Suburban Nation - Andres Duany [47]
What does traditional neighborhood design require of homebuilders? First, that they adjust their house plans so that the garages are located on a rear alley, or at least set back behind the house fronts, to avoid dominating the street. It also asks them to calm down the architecture: to simplify roofs and to limit the amount of variety within the house facade, recognizing that variety should instead occur at the urban scale, among different houses. In some cases, it demands that they supply front porches, stoops, and picket fences, to better define the transition between the public and the private realms. None of these requirements is particularly onerous, but there is no denying that traditional neighborhood design requires the builder to take a risk: specifically, to take the house plans that have been selling successfully for years, and to change them more than slightly.

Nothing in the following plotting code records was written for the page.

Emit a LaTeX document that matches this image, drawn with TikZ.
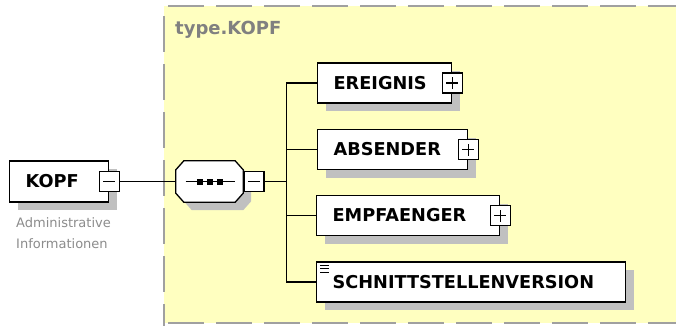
\documentclass[tikz,border=0pt]{standalone}
\usepackage{fontspec}
\setmainfont{DejaVu Sans}
\usepackage{xcolor}
\usetikzlibrary{shadows}
\definecolor{typeyellow}{RGB}{255,255,192}
\definecolor{shadowgray}{RGB}{192,192,192}
\definecolor{labelgray}{RGB}{128,128,128}
\definecolor{docgray}{RGB}{140,140,140}
\definecolor{dashgray}{RGB}{160,160,160}
\tikzset{
    element-box/.style = {draw, fill=white, line width=1.3pt, rectangle, anchor=west, minimum height=40pt, inner xsep=16pt, inner ysep=0pt, align=left, font=\bfseries\fontsize{17.7}{21}\selectfont, drop shadow={shadow xshift=8pt, shadow yshift=-8pt, opacity=1, fill=shadowgray}},
    toggle-box/.style = {draw, fill=white, line width=1.3pt, rectangle, minimum size=20pt, inner sep=0pt},
    seq-frame/.style = {rectangle, minimum width=67pt, minimum height=41pt, inner sep=0pt},
    seq-box/.style = {draw, fill=white, line width=1.3pt, drop shadow={shadow xshift=8pt, shadow yshift=-8pt, opacity=1, fill=shadowgray}},
    type-border/.style = {draw=dashgray, line width=2pt, dash pattern=on 36pt off 12pt},
    connector/.style = {draw, line width=1.5pt},
}
% octagon round a node, corners cut by 8pt x 9pt
\newcommand{\octagonpath}[1]{([shift={(8,0)}]#1.north west) -- ([shift={(-8,0)}]#1.north east) -- ([shift={(0,9)}]#1.north east) -- ([shift={(0,-9)}]#1.south east) -- ([shift={(-8,0)}]#1.south east) -- ([shift={(8,0)}]#1.south west) -- ([shift={(0,-9)}]#1.south west) -- ([shift={(0,9)}]#1.north west) -- cycle}

\begin{document}
\begin{tikzpicture}[x=1pt, y=-1pt]
\path[use as bounding box, fill=white] (0,0) rectangle (676,325);
\clip (0,0) rectangle (676,325);

% complex type area
\fill[typeyellow] (164,6) rectangle (720,323);
\draw[type-border, dash phase=38pt] (164,6) -- (164,340);
\draw[type-border, dash phase=44pt] (164,6) -- (720,6);
\draw[type-border, dash phase=44pt] (164,323) -- (720,323);
\node[anchor=base west, text=labelgray, font=\bfseries\fontsize{18}{21}\selectfont, inner sep=0pt] (type-title) at (175,34) {type.KOPF};

% root element
\node[element-box, text width=67pt, minimum height=41pt] (kopf) at (9,181.5) {KOPF};
\node[toggle-box] (kopf-toggle) at (kopf.east) {};
\draw[line width=1.3pt] ([xshift=-6pt]kopf-toggle.center) -- ([xshift=6pt]kopf-toggle.center);
\node[anchor=north west, align=left, text=docgray, font=\fontsize{13}{21}\selectfont, inner sep=0pt] (kopf-doc) at (16,217) {Administrative\\Informationen};

% sequence
\node[seq-frame] (seq) at (209.5,181.5) {};
\path[seq-box] \octagonpath{seq};
\draw[line width=1.5pt] ([xshift=-24pt]seq.center) -- ([xshift=25pt]seq.center);
\foreach \dx in {-10,0,10}
    \fill ([xshift=\dx pt]seq.center) ++(-3,-3) rectangle ++(6,6);
\node[toggle-box, anchor=west] (seq-toggle) at (seq.east) {};
\draw[line width=1.3pt] ([xshift=-6pt]seq-toggle.center) -- ([xshift=6pt]seq-toggle.center);
\draw[connector] (kopf-toggle.east) -- (seq.west);

% child elements
\node[element-box, text width=102pt] (ereignis) at (317,83) {EREIGNIS};
\node[element-box, text width=118pt] (absender) at (317,149.5) {ABSENDER};
\node[element-box, text width=151pt] (empfaenger) at (316,215.5) {EMPFAENGER};
\node[element-box, text width=277pt] (schnitt) at (316,282) {SCHNITTSTELLENVERSION};
\foreach \dy in {4,7.5,11}
    \draw[line width=1pt] ([shift={(4,\dy)}]schnitt.north west) -- ++(9,0);

\foreach \n in {ereignis,absender,empfaenger} {
    \node[toggle-box] (\n-toggle) at (\n.east) {};
    \draw[line width=1.3pt] ([xshift=-6pt]\n-toggle.center) -- ([xshift=6pt]\n-toggle.center)
          ([yshift=-6pt]\n-toggle.center) -- ([yshift=6pt]\n-toggle.center);
}
\foreach \n in {ereignis,absender,empfaenger,schnitt}
    \draw[connector] (seq-toggle.east) -- ++(22,0) |- (\n.west);
\end{tikzpicture}
\end{document}
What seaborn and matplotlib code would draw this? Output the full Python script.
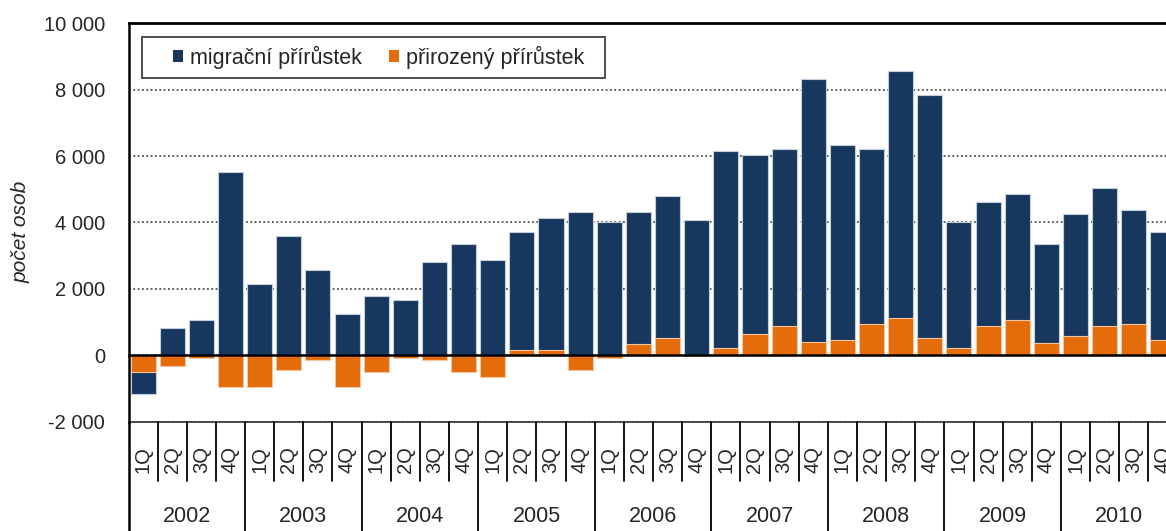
import numpy as np
import pandas as pd
import matplotlib
matplotlib.use("Agg")
import matplotlib.pyplot as plt
import matplotlib.transforms as mtransforms
from matplotlib.patches import Patch, Rectangle
import seaborn as sns

# ---------------- data ----------------
years = ["2002", "2003", "2004", "2005", "2006", "2007", "2008", "2009", "2010"]
quarters = ["1Q", "2Q", "3Q", "4Q"]
migration = [
    -680, 810, 1050, 5530,
    2140, 3600, 2570, 1230,
    1780, 1660, 2800, 3340,
    2870, 3570, 3990, 4320,
    4020, 3990, 4290, 4080,
    5930, 5385, 5320, 7930,
    5870, 5260, 7445, 7320,
    3810, 3750, 3820, 2960,
    3700, 4170, 3445, 3260,
]
natural = [
    -500, -330, -90, -940,
    -940, -450, -150, -940,
    -510, -90, -150, -510,
    -640, 150, 150, -450,
    -90, 330, 515, -30,
    210, 640, 880, 390,
    455, 940, 1120, 515,
    205, 880, 1050, 385,
    570, 880, 940, 455,
]
series_names = ["migrační přírůstek", "přirozený přírůstek"]
y_ticks = [-2000, 0, 2000, 4000, 6000, 8000, 10000]
y_label = "počet osob"

# ---------------- style ----------------
sns.set_style("white")
plt.rcParams["font.family"] = ["Liberation Sans", "DejaVu Sans"]

NAVY = "#17375E"
ORANGE = "#E46C0A"

periods = [f"{y} {q}" for y in years for q in quarters]
mig = np.array(migration, dtype=float)
nat = np.array(natural, dtype=float)
# Excel-like stacking: same-sign parts stack, opposite signs go separate ways
navy_top = mig + np.where(np.sign(nat) == np.sign(mig), nat, 0.0)
df = pd.DataFrame({"period": periods, "navy": navy_top, "nat": nat})

W, H = 1166, 531
fig = plt.figure(figsize=(W / 100, H / 100), dpi=100)
ax_l, ax_r, ax_t, ax_b = 128.5, 1177.5, 23.3, 421.7
ax = fig.add_axes([ax_l / W, 1 - ax_b / H, (ax_r - ax_l) / W, (ax_b - ax_t) / H])

sns.barplot(data=df, x="period", y="navy", order=periods, color=NAVY,
            saturation=1, width=0.86, errorbar=None, edgecolor="#c5cedb",
            linewidth=0.8, ax=ax, zorder=2)
sns.barplot(data=df, x="period", y="nat", order=periods, color=ORANGE,
            saturation=1, width=0.86, errorbar=None, edgecolor="#f3c6a2",
            linewidth=0.8, ax=ax, zorder=2)

ax.set_xlabel("")
ax.set_ylabel("")
ax.set_xlim(-0.5, len(periods) - 0.5)
ax.set_ylim(-2000, 10000)

# y axis
ax.set_yticks(y_ticks)
ax.set_yticklabels([f"{v:,}".replace(",", " ") for v in y_ticks], fontsize=14.5)
ax.tick_params(axis="y", length=0, pad=17)
ax.set_axisbelow(True)
ax.yaxis.grid(True, linestyle=(0, (1, 1.4)), color="#505050", linewidth=1.3)

# spines
ax.spines["right"].set_visible(False)
ax.spines["left"].set_color("black")
ax.spines["left"].set_linewidth(1.8)
ax.spines["top"].set_color("black")
ax.spines["top"].set_linewidth(2.0)
ax.spines["bottom"].set_position(("data", 0))
ax.spines["bottom"].set_color("black")
ax.spines["bottom"].set_linewidth(1.8)
ax.spines["bottom"].set_zorder(3)

# category tick marks on the zero line
ax.set_xticks(np.arange(-0.5, len(periods), 1.0))
ax.set_xticklabels([])
ax.tick_params(axis="x", direction="in", length=4, width=1.6, color="black")

# label table below plot
trans = mtransforms.blended_transform_factory(ax.transData, ax.transAxes)
ax.plot([0, 1], [0, 0], transform=ax.transAxes,
        color="#303030", lw=1.2, clip_on=False)
ax.plot([-0.5, -0.5], [0, -0.35], transform=trans, color="black", lw=1.8, clip_on=False)
for k in range(1, len(periods) + 1):
    xb = k - 0.5
    bottom = -0.35 if k % 4 == 0 else -0.148
    ax.plot([xb, xb], [0, bottom], transform=trans, color="black", lw=1.3, clip_on=False)
for i, p in enumerate(periods):
    ax.text(i, -0.096, quarters[i % 4], rotation=90, ha="center", va="center",
            fontsize=14.5, transform=trans, clip_on=False)
for j, y in enumerate(years):
    ax.text(4 * j + 1.5, -0.238, y, ha="center", va="center", fontsize=15.5,
            transform=trans, clip_on=False)

# y label
fig.text(21 / W, 1 - 232 / H, y_label, rotation=90, ha="center", va="center",
         fontsize=15, style="italic")

# legend
fig.patches.append(Rectangle((141.7 / W, 1 - 77.7 / H), (605 - 141.7) / W, 40.4 / H,
                             transform=fig.transFigure, facecolor="white",
                             edgecolor="#404040", lw=1.3, zorder=4))
handles = [Patch(facecolor=NAVY, edgecolor="none"), Patch(facecolor=ORANGE, edgecolor="none")]
leg = fig.legend(handles, series_names, loc="center left",
                 bbox_to_anchor=(173 / W, 1 - 57.5 / H), ncol=2, frameon=False,
                 fontsize=15.5, handlelength=0.48, handleheight=0.48,
                 handletextpad=0.32, columnspacing=1.25, borderpad=0, borderaxespad=0)
leg.set_zorder(5)

fig.savefig("out.png", dpi=100)
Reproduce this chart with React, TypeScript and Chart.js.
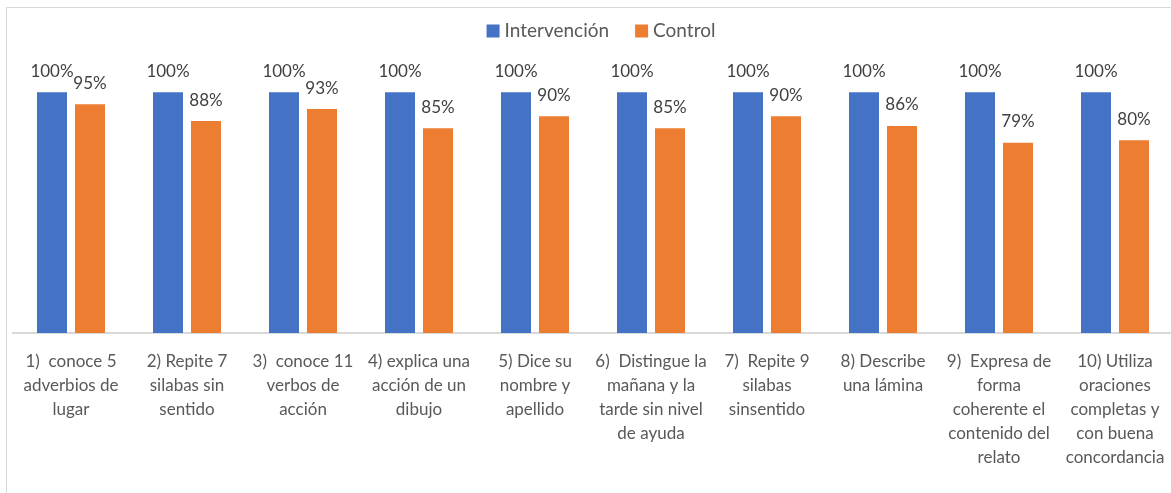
import { useEffect, useRef } from "react";
import { Chart, registerables } from "chart.js";

Chart.register(...registerables);

const categories: string[][] = [
  ["1)  conoce 5", "adverbios de", "lugar"],
  ["2) Repite 7", "silabas sin", "sentido"],
  ["3)  conoce 11", "verbos de", "acción"],
  ["4) explica una", "acción de un", "dibujo"],
  ["5) Dice su", "nombre y", "apellido"],
  ["6)  Distingue la", "mañana y la", "tarde sin nivel", "de ayuda"],
  ["7)  Repite 9", "silabas", "sinsentido"],
  ["8) Describe", "una lámina"],
  ["9)  Expresa de", "forma", "coherente el", "contenido del", "relato"],
  ["10) Utiliza", "oraciones", "completas y", "con buena", "concordancia"],
];

const seriesNames = ["Intervención", "Control"];
const intervencion = [1, 1, 1, 1, 1, 1, 1, 1, 1, 1];
const control = [0.95, 0.88, 0.93, 0.85, 0.9, 0.85, 0.9, 0.86, 0.79, 0.8];

const FONT = "Lato, 'Liberation Sans', sans-serif";

const dataLabelPlugin = {
  id: "dataLabels",
  afterDatasetsDraw(chart: any) {
    const ctx = chart.ctx;
    ctx.save();
    ctx.font = `17px ${FONT}`;
    ctx.fillStyle = "#404040";
    ctx.textAlign = "center";
    ctx.textBaseline = "middle";
    chart.data.datasets.forEach((ds: any, i: number) => {
      const meta = chart.getDatasetMeta(i);
      meta.data.forEach((el: any, j: number) => {
        const v = ds.data[j] as number;
        ctx.fillText(Math.round(v * 100) + "%", el.x, el.y - 21);
      });
    });
    ctx.restore();
  },
};

const legendPlugin = {
  id: "customLegend",
  afterDraw(chart: any) {
    const ctx = chart.ctx;
    ctx.save();
    ctx.font = `19px ${FONT}`;
    ctx.textBaseline = "middle";
    ctx.textAlign = "left";
    const box = 13;
    const gapText = 5;
    const gapItem = 26;
    const items = chart.data.datasets.map((ds: any) => ({
      label: ds.label as string,
      color: ds.backgroundColor as string,
      w: ctx.measureText(ds.label).width,
    }));
    const total =
      items.reduce((s: number, it: any) => s + box + gapText + it.w, 0) +
      gapItem * (items.length - 1);
    let x = 601 - total / 2;
    const y = 31;
    items.forEach((it: any) => {
      ctx.fillStyle = it.color;
      ctx.fillRect(x, y - box / 2, box, box);
      ctx.fillStyle = "#595959";
      ctx.fillText(it.label, x + box + gapText, y);
      x += box + gapText + it.w + gapItem;
    });
    ctx.restore();
  },
};

export default function App() {
  const ref = useRef<HTMLCanvasElement>(null);

  useEffect(() => {
    if (!ref.current) return;
    const chart = new Chart(ref.current, {
      type: "bar",
      data: {
        labels: categories,
        datasets: [
          {
            label: seriesNames[0],
            data: intervencion,
            backgroundColor: "#4472C4",
            barPercentage: 0.79,
            categoryPercentage: 0.655,
          },
          {
            label: seriesNames[1],
            data: control,
            backgroundColor: "#ED7D31",
            barPercentage: 0.79,
            categoryPercentage: 0.655,
          },
        ],
      },
      options: {
        responsive: false,
        animation: false,
        layout: { padding: { left: 13, right: 12, top: 44, bottom: 0 } },
        plugins: {
          legend: { display: false },
          tooltip: { enabled: false },
          title: { display: false },
        },
        scales: {
          x: {
            grid: { display: false },
            border: { display: true, color: "#d9d9d9", width: 2 },
            ticks: {
              color: "#595959",
              font: { family: FONT, size: 17, lineHeight: 24 / 17 },
              padding: 9,
              maxRotation: 0,
              autoSkip: false,
            },
            afterFit: (scale: any) => {
              scale.height = 160;
            },
          },
          y: {
            display: false,
            min: 0,
            max: 1.2,
          },
        },
      },
      plugins: [dataLabelPlugin, legendPlugin],
    });
    return () => chart.destroy();
  }, []);

  return (
    <div
      style={{
        position: "fixed",
        left: 0,
        top: 0,
        width: 1171,
        height: 493,
        overflow: "hidden",
        background: "#ffffff",
      }}
    >
      <div
        style={{
          position: "absolute",
          left: 6,
          top: 7,
          width: 1200,
          height: 520,
          border: "1.5px solid #d9d9d9",
          boxSizing: "border-box",
        }}
      />
      <canvas
        ref={ref}
        width={1185}
        height={493}
        style={{ position: "absolute", left: 0, top: 0, width: 1185, height: 493 }}
      />
    </div>
  );
}
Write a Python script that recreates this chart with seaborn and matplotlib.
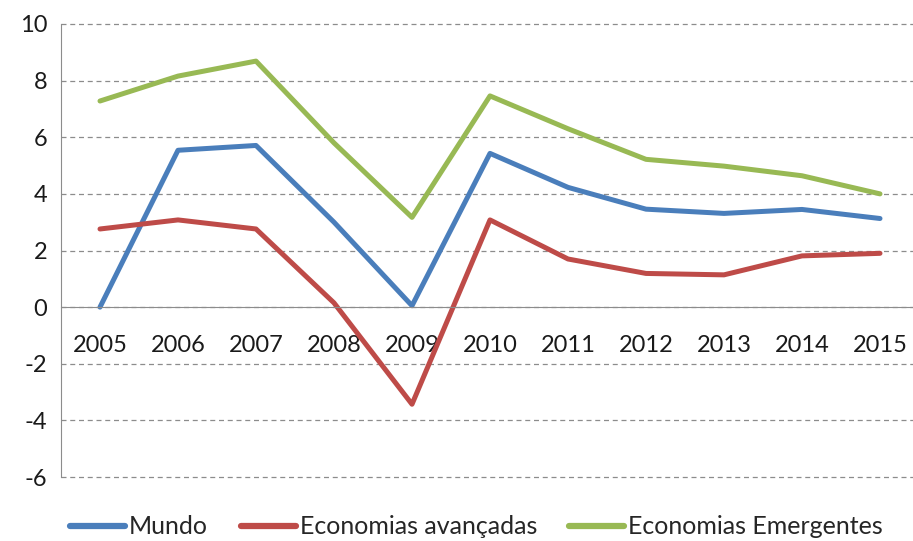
import pandas as pd
import matplotlib.pyplot as plt
import seaborn as sns
from matplotlib.ticker import MultipleLocator

sns.set_style("white")
plt.rcParams['font.family'] = ['Lato', 'DejaVu Sans']
plt.rcParams['axes.unicode_minus'] = False

# dados
anos = [2005, 2006, 2007, 2008, 2009, 2010, 2011, 2012, 2013, 2014, 2015]
mundo = [0.0, 5.54, 5.71, 3.0, 0.05, 5.43, 4.23, 3.46, 3.31, 3.45, 3.13]
avancadas = [2.76, 3.08, 2.76, 0.15, -3.43, 3.08, 1.70, 1.19, 1.14, 1.81, 1.90]
emergentes = [7.28, 8.16, 8.69, 5.8, 3.17, 7.46, 6.3, 5.22, 4.98, 4.64, 4.0]

series = ["Mundo", "Economias avançadas", "Economias Emergentes"]
cores = ["#4A7EBB", "#BE4B48", "#98B954"]

df = pd.DataFrame({"ano": anos, series[0]: mundo, series[1]: avancadas, series[2]: emergentes})
df_long = df.melt(id_vars="ano", var_name="serie", value_name="valor")

fig = plt.figure(figsize=(9.13, 5.41), dpi=100)
ax = fig.add_axes([61 / 913, 1 - 477 / 541, 858 / 913, (477 - 24) / 541])

sns.lineplot(data=df_long, x="ano", y="valor", hue="serie", hue_order=series,
             palette=cores, linewidth=3.6, ax=ax, legend=False)

ax.set_xlim(2004.5, 2015.5)
ax.set_ylim(-6, 10)
ax.yaxis.set_major_locator(MultipleLocator(2))
ax.grid(axis="y", linestyle=(0, (4, 3)), color="#8c8c8c", linewidth=0.9)
ax.set_axisbelow(True)
for gl in ax.get_ygridlines():
    gl.set_clip_on(False)

for s in ["top", "right"]:
    ax.spines[s].set_visible(False)
ax.spines["left"].set_color("#8c8c8c")
ax.spines["bottom"].set_color("#8c8c8c")
ax.spines["bottom"].set_position(("data", 0))

ax.set_xticks(anos)
ax.set_xticklabels([str(a) for a in anos])
ax.set_xticks([a + 0.5 for a in anos[:-1]] + [2004.5], minor=True)
ax.tick_params(axis="x", which="major", length=0, pad=20, labelsize=17, colors="#1a1a1a")
ax.tick_params(axis="x", which="minor", length=7, direction="out", color="#8c8c8c")
ax.tick_params(axis="y", length=6, direction="out", color="#8c8c8c", labelsize=17,
               labelcolor="#1a1a1a", pad=4)
ax.set_xlabel("")
ax.set_ylabel("")

handles = [plt.Line2D([], [], color=c, linewidth=4.5) for c in cores]
fig.legend(handles, series, loc="center", bbox_to_anchor=(0.522, 0.026), ncol=3,
           frameon=False, fontsize=18, handlelength=2.2, handletextpad=0.16,
           columnspacing=1.3)

fig.savefig("out.png", dpi=100)
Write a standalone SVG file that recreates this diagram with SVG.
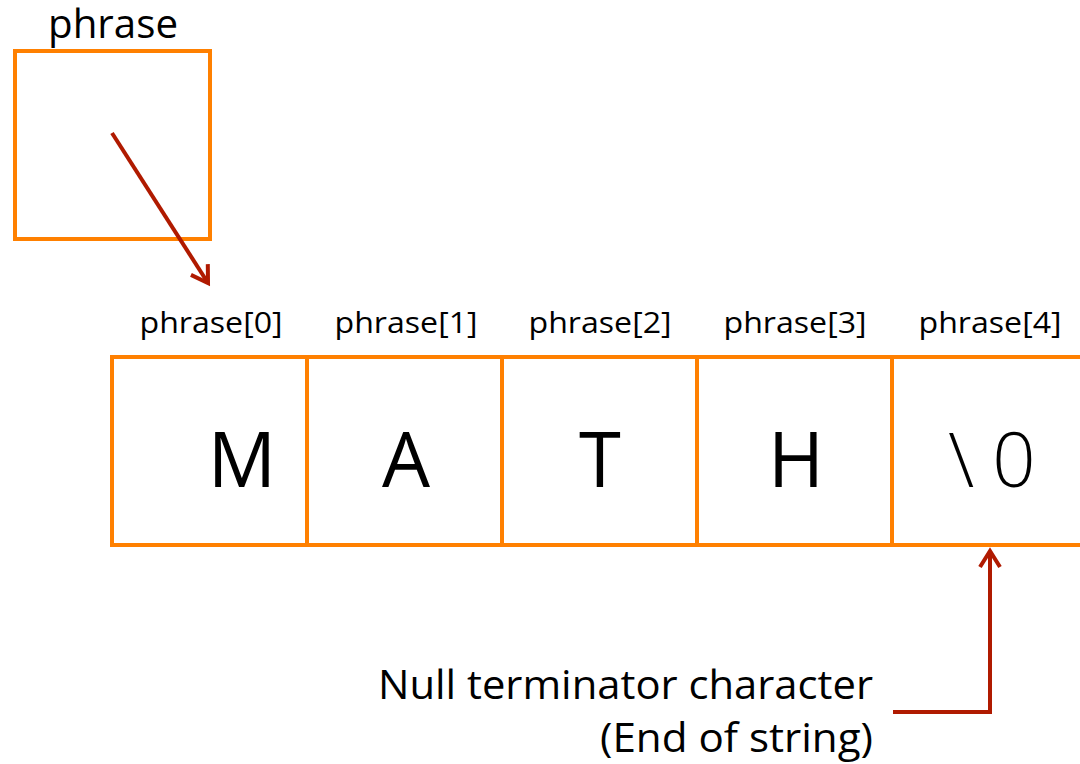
<svg xmlns="http://www.w3.org/2000/svg" width="1080" height="764" viewBox="0 0 1080 764">
<style>
.box{fill:#fff;stroke:#FF8000;stroke-width:4}
.lbl{font-family:"Open Sans","Liberation Sans",sans-serif;fill:#000}
.idx{font-size:30px;text-anchor:middle}
.big{font-size:76px;text-anchor:middle}
.conn{fill:none;stroke:#B01A00;stroke-width:4}
</style>
<defs>
<marker id="arr" viewBox="0 0 12 12" refX="10" refY="6" markerWidth="6" markerHeight="6" markerUnits="strokeWidth" orient="auto">
<path d="M2,1 L10,6 L2,11" fill="none" stroke="#B01A00" stroke-width="2" stroke-linejoin="miter"/>
</marker>
</defs>
<g id="pointer">
<rect class="box" x="15" y="51" width="195" height="188"/>
<text class="lbl" x="113" y="38" font-size="40" text-anchor="middle" textLength="130" lengthAdjust="spacingAndGlyphs">phrase</text>
</g>
<g id="array">
<rect class="box" x="112" y="357" width="195" height="188"/>
<rect class="box" x="307" y="357" width="195" height="188"/>
<rect class="box" x="502" y="357" width="195" height="188"/>
<rect class="box" x="697" y="357" width="195" height="188"/>
<path d="M892,357 H1084 M892,545 H1084 M892,357 V545" fill="none" stroke="#FF8000" stroke-width="4"/>
<text class="lbl idx" x="211" y="333" textLength="143" lengthAdjust="spacingAndGlyphs">phrase[0]</text>
<text class="lbl idx" x="406" y="333" textLength="143" lengthAdjust="spacingAndGlyphs">phrase[1]</text>
<text class="lbl idx" x="600" y="333" textLength="143" lengthAdjust="spacingAndGlyphs">phrase[2]</text>
<text class="lbl idx" x="795" y="333" textLength="143" lengthAdjust="spacingAndGlyphs">phrase[3]</text>
<text class="lbl idx" x="990" y="333" textLength="143" lengthAdjust="spacingAndGlyphs">phrase[4]</text>
<text class="lbl big" x="242" y="487">M</text>
<text class="lbl big" x="406" y="487">A</text>
<text class="lbl big" x="600" y="487">T</text>
<text class="lbl big" x="796" y="487">H</text>
<text class="lbl big" x="1001" y="487" font-weight="300" letter-spacing="18">\0</text>
</g>
<g id="note">
<text class="lbl" x="873" y="699" font-size="40" text-anchor="end" textLength="495" lengthAdjust="spacingAndGlyphs">Null terminator character</text>
<text class="lbl" x="873" y="752" font-size="40" text-anchor="end" textLength="273" lengthAdjust="spacingAndGlyphs">(End of string)</text>
</g>
<g id="connectors">
<path class="conn" d="M112,133 L208,283" marker-end="url(#arr)"/>
<path class="conn" d="M893,712 H990 V551" marker-end="url(#arr)"/>
</g>
</svg>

Fortunately, the reasons for doing so are becoming apparent. In those few instances in which new traditional product has competed head-to-head against new conventional product, the popular preference is quite clear. In Belmont, a new village we designed in northern Virginia, three separate homebuilders were active: two local firms and a national conglomerate, a veritable 800-pound gorilla. The smaller builders were content to follow our urban regulations, which required front porches, picket fences, and alley-served garages. The national builder, too successful to listen, threw out the code, and insisted on building a standard garage-front product. After eighteen months on the market, sales figures were as follows: Local Builder A: 30 homes; Local Builder B: 14 homes; Gorilla: 1 home. There was little interest in the conventional product when buyers were presented with equal access to its alternative.
Aside from the general conservatism that it shares with land developers, the homebuilding industry finds its reform inhibited by a more deeply rooted problem, one which can be traced to the name of the industry itself. The term homebuilder describes the house as a product that exists independent of its context. This approach would be appropriate if houses floated freely in space, or in some other environment where actual interaction between neighbors was neither possible nor desired. But houses are not meant to exist in isolation, so to think of the individual house as the ultimate outcome of the builder’s craft robs that craft of its broader significance. This point becomes more meaningful when one considers that most subdivision developers are simply ambitious homebuilders, general contractors whose businesses have grown to the point where they are taking on larger and larger parcels of land. For these people to continue thinking of themselves as homebuilders only is like Stradivarius thinking of himself as a string purveyor, ignoring the fact that the string has a much greater value when stretched across a violin. But this misperception persists and is no doubt partially responsible for the fact that most American subdivisions feel like collections of individual homes rather than true neighborhoods.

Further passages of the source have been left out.